Task description ▸ Everything in the listing except the pictures should be written out exactly.

Provided material ▸

_ _ _ _ _ _ _

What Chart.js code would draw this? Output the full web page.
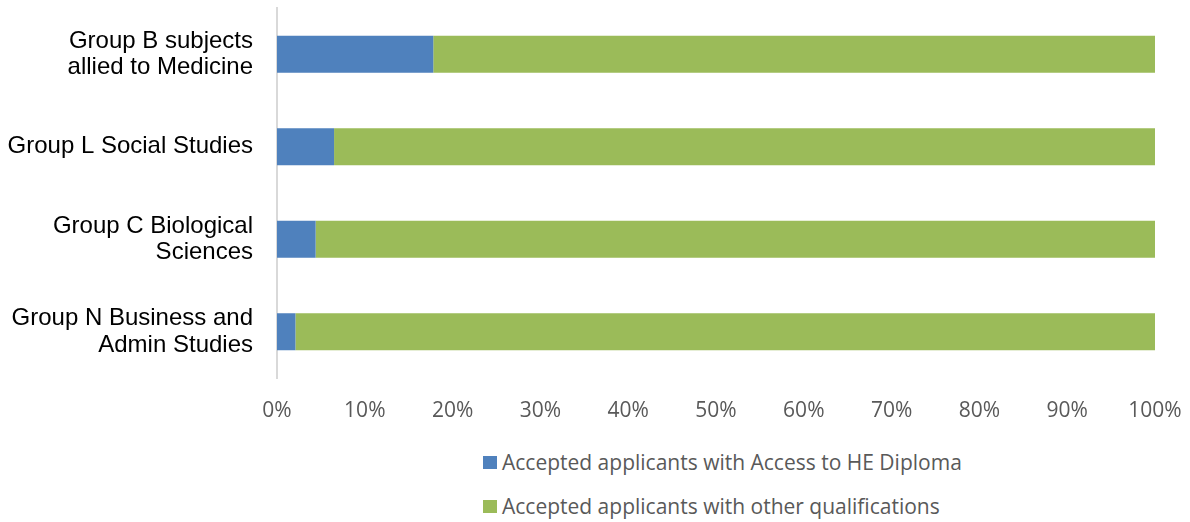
<!DOCTYPE html>
<html>
<head>
<meta charset="utf-8">
<script src="https://cdn.jsdelivr.net/npm/chart.js@4/dist/chart.umd.min.js"></script>
<style>
  html, body { margin: 0; padding: 0; background: #fff; }
  #wrap { position: relative; width: 1190px; height: 522px; }
  #c { position: absolute; left: 0; top: 0; }
  #legend { position: absolute; left: 483px; top: 440px; font-family: "Open Sans", sans-serif; font-size: 21px; color: #595959; }
  .item { display: flex; align-items: center; height: 44px; margin-top: 0; white-space: nowrap; }
  .item .box { width: 14px; height: 13px; margin-right: 5px; }
</style>
</head>
<body>
<div id="wrap">
  <canvas id="c" width="1190" height="440"></canvas>
  <div id="legend"></div>
</div>
<script>
const categories = [
  ["Group B subjects", "allied to Medicine"],
  "Group L Social Studies",
  ["Group C Biological", "Sciences"],
  ["Group N Business and", "Admin Studies"]
];
const accessValues = [17.8, 6.5, 4.4, 2.1];
const otherValues = [82.2, 93.5, 95.6, 97.9];
const seriesNames = ["Accepted applicants with Access to HE Diploma", "Accepted applicants with other qualifications"];
const seriesColors = ["#4F81BD", "#9BBB59"];

const chart = new Chart(document.getElementById('c'), {
  type: 'bar',
  data: {
    labels: categories,
    datasets: [
      { label: seriesNames[0], data: accessValues, backgroundColor: seriesColors[0], borderWidth: 0 },
      { label: seriesNames[1], data: otherValues, backgroundColor: seriesColors[1], borderWidth: 0 }
    ]
  },
  options: {
    indexAxis: 'y',
    responsive: false,
    animation: false,
    maintainAspectRatio: false,
    layout: { padding: { top: 8, right: 35, left: 0, bottom: 0 } },
    plugins: { legend: { display: false }, tooltip: { enabled: false } },
    datasets: { bar: { barPercentage: 0.4, categoryPercentage: 1.0 } },
    scales: {
      x: {
        stacked: true,
        min: 0, max: 100,
        ticks: {
          stepSize: 10,
          callback: v => v + '%',
          color: '#595959',
          font: { family: '"Open Sans", sans-serif', size: 21 },
          padding: 20,
          maxRotation: 0
        },
        grid: { display: false, drawTicks: false },
        border: { display: false },
        afterFit: s => { s.height = 62; s.paddingLeft = 0; s.paddingRight = 0; }
      },
      y: {
        stacked: true,
        ticks: {
          color: '#000000',
          font: { family: '"Liberation Sans", Arial, sans-serif', size: 24, lineHeight: 1.1 },
          padding: 24
        },
        grid: { display: false, drawTicks: false },
        border: { display: true, color: '#D9D9D9', width: 2 },
        afterFit: s => { s.width = 277; s.paddingTop = 0; s.paddingBottom = 0; }
      }
    }
  }
});

const lg = document.getElementById('legend');
seriesNames.forEach((n, i) => {
  const d = document.createElement('div');
  d.className = 'item';
  d.innerHTML = '<span class="box" style="background:' + seriesColors[i] + '"></span><span>' + n + '</span>';
  lg.appendChild(d);
});
</script>
</body>
</html>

_ _ _ _ _ _ _

Final result ▸
What Chart.js code would draw this? Output the full web page.
<!DOCTYPE html>
<html>
<head>
<meta charset="utf-8">
<script src="https://cdn.jsdelivr.net/npm/chart.js@4/dist/chart.umd.min.js"></script>
<style>
  html, body { margin: 0; padding: 0; background: #fff; }
  #wrap { position: relative; width: 1190px; height: 522px; }
  #c { position: absolute; left: 0; top: 0; }
  #legend { position: absolute; left: 483px; top: 440px; font-family: "Open Sans", sans-serif; font-size: 21px; color: #595959; }
  .item { display: flex; align-items: center; height: 44px; margin-top: 0; white-space: nowrap; }
  .item .box { width: 14px; height: 13px; margin-right: 5px; }
</style>
</head>
<body>
<div id="wrap">
  <canvas id="c" width="1190" height="440"></canvas>
  <div id="legend"></div>
</div>
<script>
const categories = [
  ["Group B subjects", "allied to Medicine"],
  "Group L Social Studies",
  ["Group C Biological", "Sciences"],
  ["Group N Business and", "Admin Studies"]
];
const accessValues = [17.8, 6.5, 4.4, 2.1];
const otherValues = [82.2, 93.5, 95.6, 97.9];
const seriesNames = ["Accepted applicants with Access to HE Diploma", "Accepted applicants with other qualifications"];
const seriesColors = ["#4F81BD", "#9BBB59"];

const chart = new Chart(document.getElementById('c'), {
  type: 'bar',
  data: {
    labels: categories,
    datasets: [
      { label: seriesNames[0], data: accessValues, backgroundColor: seriesColors[0], borderWidth: 0 },
      { label: seriesNames[1], data: otherValues, backgroundColor: seriesColors[1], borderWidth: 0 }
    ]
  },
  options: {
    indexAxis: 'y',
    responsive: false,
    animation: false,
    maintainAspectRatio: false,
    layout: { padding: { top: 8, right: 35, left: 0, bottom: 0 } },
    plugins: { legend: { display: false }, tooltip: { enabled: false } },
    datasets: { bar: { barPercentage: 0.4, categoryPercentage: 1.0 } },
    scales: {
      x: {
        stacked: true,
        min: 0, max: 100,
        ticks: {
          stepSize: 10,
          callback: v => v + '%',
          color: '#595959',
          font: { family: '"Open Sans", sans-serif', size: 21 },
          padding: 20,
          maxRotation: 0
        },
        grid: { display: false, drawTicks: false },
        border: { display: false },
        afterFit: s => { s.height = 62; s.paddingLeft = 0; s.paddingRight = 0; }
      },
      y: {
        stacked: true,
        ticks: {
          color: '#000000',
          font: { family: '"Liberation Sans", Arial, sans-serif', size: 24, lineHeight: 1.1 },
          padding: 24
        },
        grid: { display: false, drawTicks: false },
        border: { display: true, color: '#D9D9D9', width: 2 },
        afterFit: s => { s.width = 277; s.paddingTop = 0; s.paddingBottom = 0; }
      }
    }
  }
});

const lg = document.getElementById('legend');
seriesNames.forEach((n, i) => {
  const d = document.createElement('div');
  d.className = 'item';
  d.innerHTML = '<span class="box" style="background:' + seriesColors[i] + '"></span><span>' + n + '</span>';
  lg.appendChild(d);
});
</script>
</body>
</html>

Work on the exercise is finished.